Back in the real world, Cuba, a nation that is actually known for its baseball prowess, was banned from participation by the U.S. Treasury Department. How MLB could have taken the WBC this far without testing the waters in Washington, D.C. is a complete mystery. Can you imagine that? The U.S. government is hostile toward Cuba. Shocking.

Politics are just the beginning of the WBC's problems. There is also an excellent chance that the players themselves will be the real stumbling block. You can't blame them, either. The WBC tournament runs concurrently with MLB spring training from early to late March. The WBC will require MLB players to effectively begin their season a month early.

Since many of the star players from the participating countries are already playing in MLB, their primary responsibilities are contractual. No team wants to lose a vital Dominican player for the year because his regular season Venezuelan teammate hit him with a pitch during what amounts to an exhibition game. For this reason, there has been an exodus of star talent, such as Hideki Matsui, Alex Rodriguez, and Mark Buerhle, from the ranks of the WBC's potential rosters. Many players who have committed to the tournament are expected to withdraw as the event draws near. The result will be rosters populated by has-beens and never-beens. The WBC will be fought out by the baseball equivalents of Lou Bega and Gloria Estefan (assuming the Cubans are allowed to play).

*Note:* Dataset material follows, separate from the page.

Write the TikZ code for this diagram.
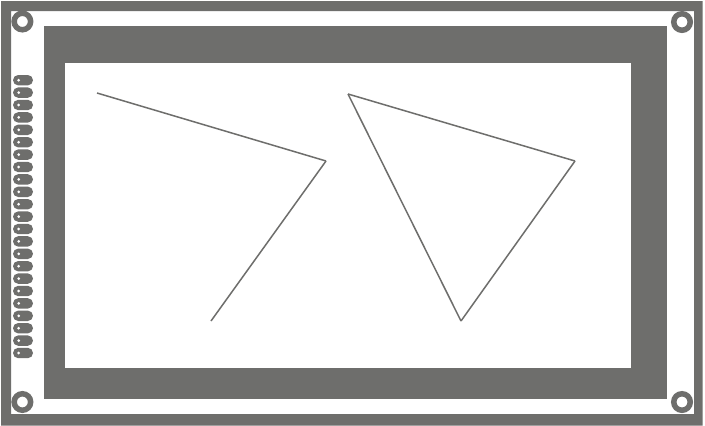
\documentclass[tikz,border=0pt]{standalone}
\definecolor{dg}{HTML}{6E6E6C}
\tikzset{
    frame/.style =  {rectangle,
                    fill=dg,
                    draw=none},
    hole/.style =   {circle,
                    fill=white,
                    draw=dg,
                    line width=5.5pt,
                    inner sep=0pt,
                    minimum size=16.5pt},
    pad/.style =    {rounded corners=5.2pt,
                    fill=dg,
                    draw=none},
    padhole/.style = {circle,
                    fill=white,
                    draw=none,
                    inner sep=0pt,
                    minimum size=3pt},
    wire/.style =   {draw=dg,
                    line width=1.5pt}}
\begin{document}
\begin{tikzpicture}[x=1pt,y=-1pt]
    \useasboundingbox (0,0) rectangle (705,426);
    \fill[white] (0,0) rectangle (705,426);
    % board outline
    \fill[frame,even odd rule] (1,1) rectangle (702.5,425.5) (11,11) rectangle (694,414);
    % display panel
    \fill[frame] (44,26) rectangle (667,399);
    \fill[white] (65,63) rectangle (631,368);
    % mounting holes
    \node[hole] (H1) at (22.4,21.5) {};
    \node[hole] (H2) at (682,22)    {};
    \node[hole] (H3) at (22.4,402)  {};
    \node[hole] (H4) at (682,402)   {};
    % connector pads
    \foreach \i in {0,...,22} {
        \fill[pad] (13,{75+12.4*\i}) rectangle (33,{85.4+12.4*\i});
        \node[padhole] (P\i) at (18.7,{80.2+12.4*\i}) {};
    }
    % open polyline
    \coordinate (A) at (97,93);
    \coordinate (B) at (326,161);
    \coordinate (C) at (211,321);
    \draw[wire] (A) -- (B);
    \draw[wire] (B) -- (C);
    % triangle
    \coordinate (D) at (348,94);
    \coordinate (E) at (575,161);
    \coordinate (F) at (461,321);
    \draw[wire] (D) -- (E);
    \draw[wire] (E) -- (F);
    \draw[wire] (F) -- (D);
\end{tikzpicture}
\end{document}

Another major concern is the concept of nationality. The old European jokes about Americans holding a world series without inviting the world ring a bit hollow these days. Players from nations as varied as Curacao and Australia play in the major leagues. Venezuela and Cuba already have stars in the majors, including members of the 2005 world champion Chicago White Sox. Japanese players are excelling in MLB. The Dominican Republic is flooding the major leagues with talent. All of these players already create huge interest in their home countries and serve as valuable ambassadors for the sport.

Why Selig thought it would be more exciting to see the B-list players butt heads in WBC than watch the A-list names play together in MLB is a question without a good answer. Even if the Cubans are allowed to participate, their current MLB stars are considered defectors and will not be allowed to participate with the Cuban team. As a result, Cuban pitcher Livan Hernandez of the Washington Nationals has applied to pitch for Puerto Rico.

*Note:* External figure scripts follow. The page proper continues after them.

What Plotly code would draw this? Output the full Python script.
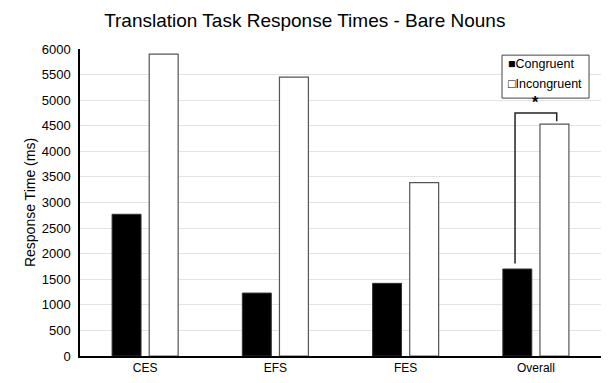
import plotly.graph_objects as go

categories = ["CES", "EFS", "FES", "Overall"]
congruent = [2770, 1230, 1420, 1700]
incongruent = [5900, 5450, 3390, 4530]
y_ticks = list(range(0, 6001, 500))
legend_labels = ["■Congruent", "□Incongruent"]

fig = go.Figure()
fig.add_trace(go.Bar(x=categories, y=congruent, name="Congruent", showlegend=False,
                     marker=dict(color="black", line=dict(color="#333", width=1))))
fig.add_trace(go.Bar(x=categories, y=incongruent, name="Incongruent", showlegend=False,
                     marker=dict(color="white", line=dict(color="#555", width=1.2))))

# significance bracket for "Overall"
idx = categories.index("Overall")
off = 0.16
top = max(incongruent[idx], congruent[idx]) + 220
fig.add_shape(type="path",
              path=f"M {idx-off},{congruent[idx]+110} L {idx-off},{top} L {idx+off},{top} L {idx+off},{incongruent[idx]+60}",
              xref="x", yref="y", line=dict(color="#222", width=1.5))
fig.add_annotation(x=idx, y=top, text="<b>*</b>", showarrow=False, yshift=10,
                   font=dict(size=16, color="black"))

# custom legend box
fig.add_shape(type="rect", xref="paper", yref="paper",
              x0=0.810, x1=0.977, y0=0.840, y1=0.980,
              line=dict(color="#444", width=1), fillcolor="white", layer="above")
for lab, yy in zip(legend_labels, [0.951, 0.886]):
    fig.add_annotation(xref="paper", yref="paper", x=0.818, y=yy, text=lab,
                       showarrow=False, xanchor="left", yanchor="middle",
                       font=dict(size=12.5, color="black"))

fig.update_layout(
    width=602, height=375,
    margin=dict(l=72, r=9, t=41, b=27),
    paper_bgcolor="white", plot_bgcolor="white",
    font=dict(family="Liberation Sans, Arial, sans-serif", color="black", size=12),
    title=dict(text="Translation Task Response Times - Bare Nouns", x=0.493, xref="container",
               xanchor="center", y=0.968, yanchor="middle", font=dict(size=19, color="black")),
    barmode="group", bargap=0.43, bargroupgap=0.22,
    showlegend=False,
    xaxis=dict(showline=True, linecolor="black", linewidth=1.5, ticks="",
               tickfont=dict(size=12)),
    yaxis=dict(range=[0, 6000], tickvals=y_ticks, showline=True, linecolor="black",
               linewidth=1.5, showgrid=True, gridcolor="#e3e3e3", gridwidth=1,
               zeroline=False, ticks="", tickfont=dict(size=13), ticklabelstandoff=5,
               title=dict(text="Response Time (ms)", font=dict(size=14), standoff=3)),
)

fig.write_html("out.html")
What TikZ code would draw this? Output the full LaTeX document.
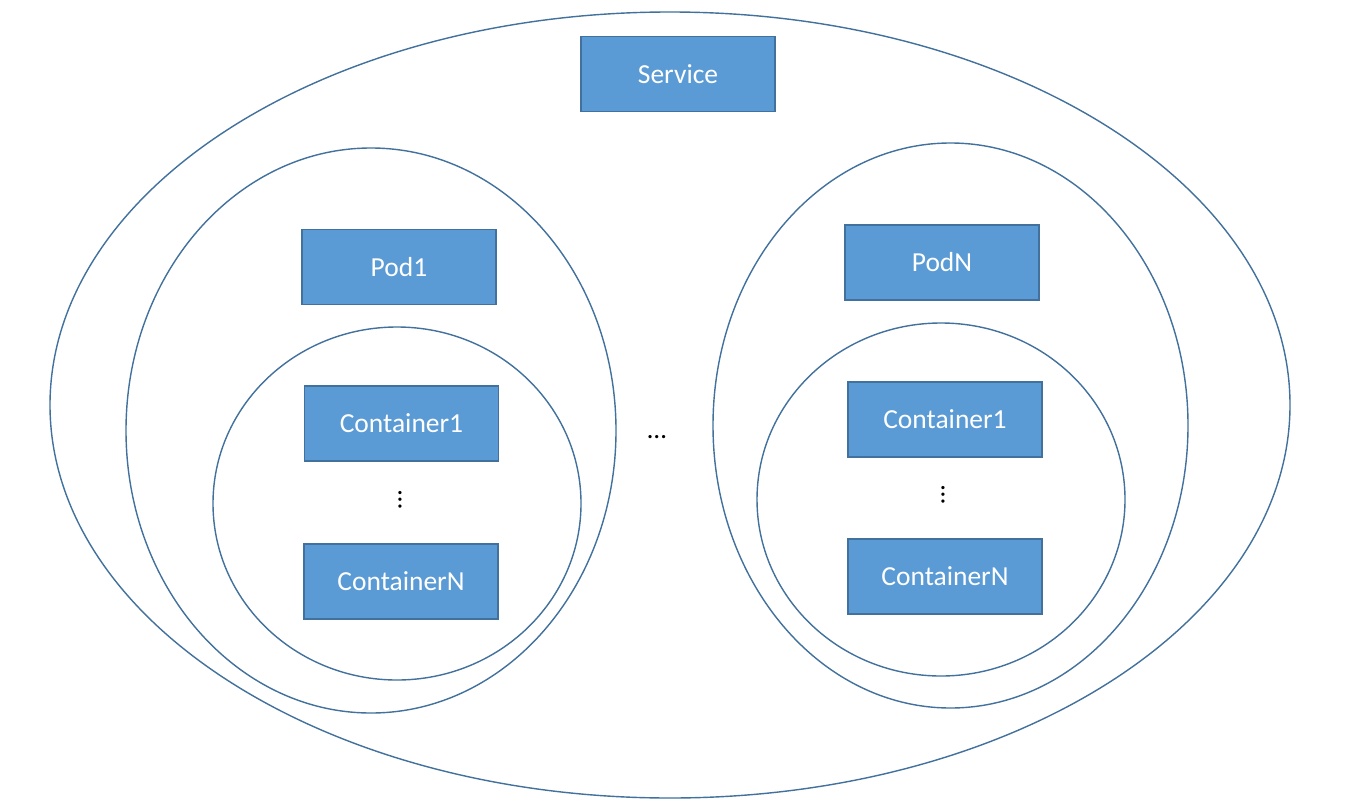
\documentclass[tikz,border=0pt]{standalone}
\usepackage{fontspec}
\setmainfont{Carlito}
\definecolor{boxfill}{HTML}{5B9BD5}
\definecolor{boxline}{HTML}{41719C}
\definecolor{ringline}{HTML}{41719C}
\begin{document}
\begin{tikzpicture}[x=1pt,y=-1pt,
  bluebox/.style={draw=boxline,line width=1.8pt,fill=boxfill,text=white,
    minimum width=194pt,minimum height=75pt,inner sep=0pt,font=\fontsize{27.5}{31}\selectfont},
  ring/.style={draw=ringline,line width=1.4pt},
  dotstext/.style={inner sep=0pt,font=\fontsize{27}{30}\selectfont}]
\useasboundingbox (0,0) rectangle (1348,808);
\fill[white] (0,0) rectangle (1348,808);
% ellipses
\draw[ring] (670,405) ellipse [x radius=620, y radius=393];
\draw[ring] (371,430.5) ellipse [x radius=245, y radius=282.5];
\draw[ring] (397,503.5) ellipse [x radius=184, y radius=176.5];
\draw[ring] (950.5,425.5) ellipse [x radius=237.5, y radius=282.5];
\draw[ring] (941,499.5) ellipse [x radius=184, y radius=176.5];
% boxes
\node[bluebox] (service) at (678,74) {Service};
\node[bluebox] (pod1) at (399,267) {Pod1};
\node[bluebox] (c1l) at (401.5,423.5) {Container1};
\node[bluebox] (cnl) at (401,581.5) {ContainerN};
\node[bluebox] (podn) at (942,262.5) {PodN};
\node[bluebox] (c1r) at (945,419.5) {Container1};
\node[bluebox] (cnr) at (945,576.5) {ContainerN};
% dots
\node[dotstext] (hdots) at (657,437) {…};
\node[dotstext,rotate=-90] (vdotsl) at (400,500) {…};
\node[dotstext,rotate=-90] (vdotsr) at (943,495) {…};
\end{tikzpicture}
\end{document}
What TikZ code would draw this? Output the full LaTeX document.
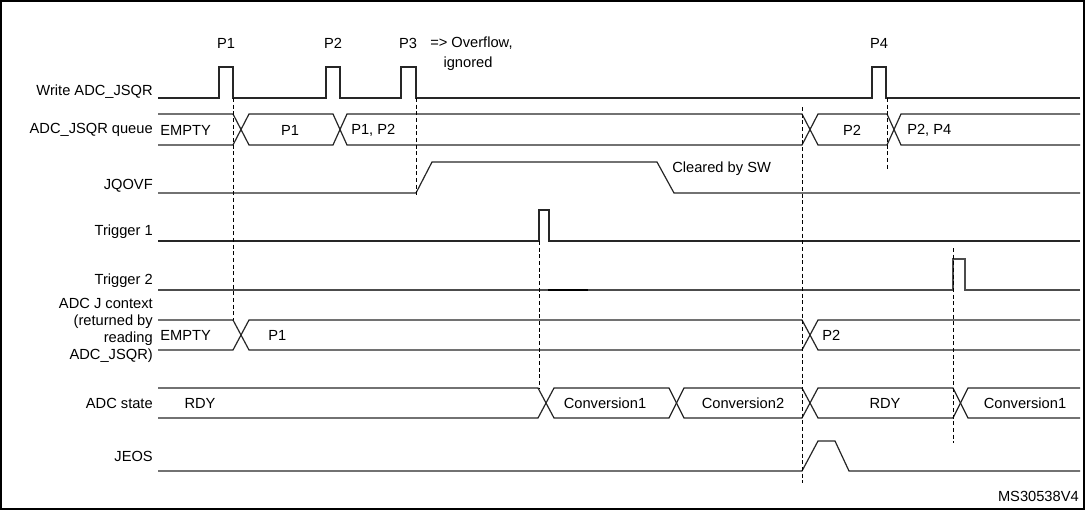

As if this concept of "national teams" weren't confusing enough, WBC rules allow players with certain ancestries to play for nations other than those of their birth. Frank Catalantto of Long Island, Mike Piazza of Philadelphia, and Doug Mirabelli of Kingman, Arizona will lead an Italian squad as authentic as the Olive Garden.

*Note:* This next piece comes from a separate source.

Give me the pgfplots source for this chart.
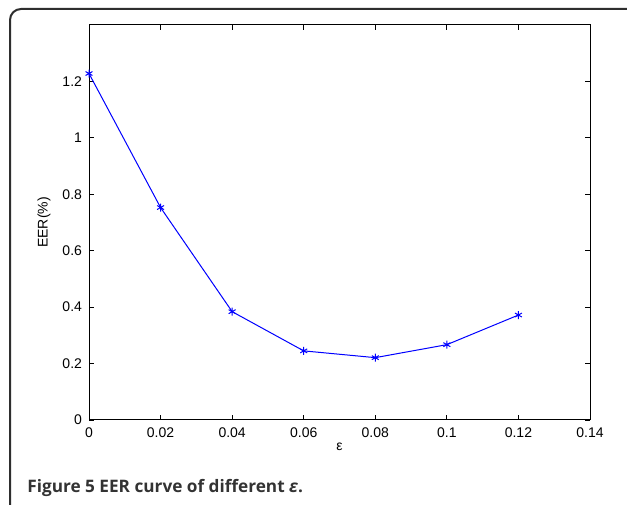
\documentclass[border=0pt]{standalone}
\usepackage{fontspec}
\setmainfont{Liberation Sans}
\newfontfamily\capfont{Open Sans}
\usepackage{pgfplots}
\pgfplotsset{compat=1.18}
\definecolor{framegray}{HTML}{2E2E2E}
\definecolor{capgray}{HTML}{333333}

\begin{document}
\begin{tikzpicture}
% picture area: 627 x 504 px at 0.5pt per px
\useasboundingbox (0pt,0pt) rectangle (313.5pt,252pt);
\begin{scope}
\clip (0pt,0pt) rectangle (313.5pt,252pt);
\draw[framegray, line width=1pt, rounded corners=5.5pt]
  (5pt,-5pt) -- (5pt,247.5pt) -- (320pt,247.5pt);
\end{scope}

\begin{axis}[
    at={(44.5pt,42pt)}, anchor=south west,
    scale only axis,
    width=250.5pt, height=197.5pt,
    xmin=0, xmax=0.14, ymin=0, ymax=1.4,
    xtick={0,0.02,0.04,0.06,0.08,0.1,0.12,0.14},
    xticklabels={0,0.02,0.04,0.06,0.08,0.1,0.12,0.14},
    ytick={0,0.2,0.4,0.6,0.8,1,1.2},
    yticklabels={0,0.2,0.4,0.6,0.8,1,1.2},
    tick align=inside,
    major tick length=2.5pt,
    axis line style={line width=0.5pt},
    every tick/.style={black, line width=0.4pt},
    tick label style={font=\fontsize{7}{8}\selectfont},
    xticklabel style={yshift=-0.5pt},
    label style={font=\fontsize{7}{8}\selectfont},
    xlabel={ε},
    ylabel={EER(\%)},
    xlabel style={at={(axis description cs:0.5,-0.068)}, anchor=center},
    ylabel style={at={(axis description cs:-0.09,0.5)}, anchor=center},
    /pgf/number format/assume math mode=true,
]
\addplot[blue, line width=0.5pt, mark=asterisk, mark size=2pt,
         mark options={line width=0.5pt}]
  coordinates {
    (0,1.228)
    (0.02,0.753)
    (0.04,0.384)
    (0.06,0.245)
    (0.08,0.221)
    (0.10,0.267)
    (0.12,0.372)
  };
\end{axis}

\node[anchor=base west, inner sep=0pt, text=capgray,
      font=\capfont\bfseries\fontsize{8.6}{10}\selectfont]
  at (13.5pt,5.5pt) {Figure 5 EER curve of different \emph{ε}.};
\end{tikzpicture}
\end{document}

Make no mistake: world baseball will be damaged by this farcical WBC exercise. When the leaders of global baseball shoot themselves in the foot, the world will notice. Bud Selig should be worried about knocking steroids down for the count, relocating the Florida Marlins, and keeping Milton Bradley in line. Besides, one can only imagine that Selig, the man who cancelled the 1994 World Series, ran the Milwaukee Brewers into the ground, and allowed steroids to compromise the sport, wouldn't have a foot left to shoot.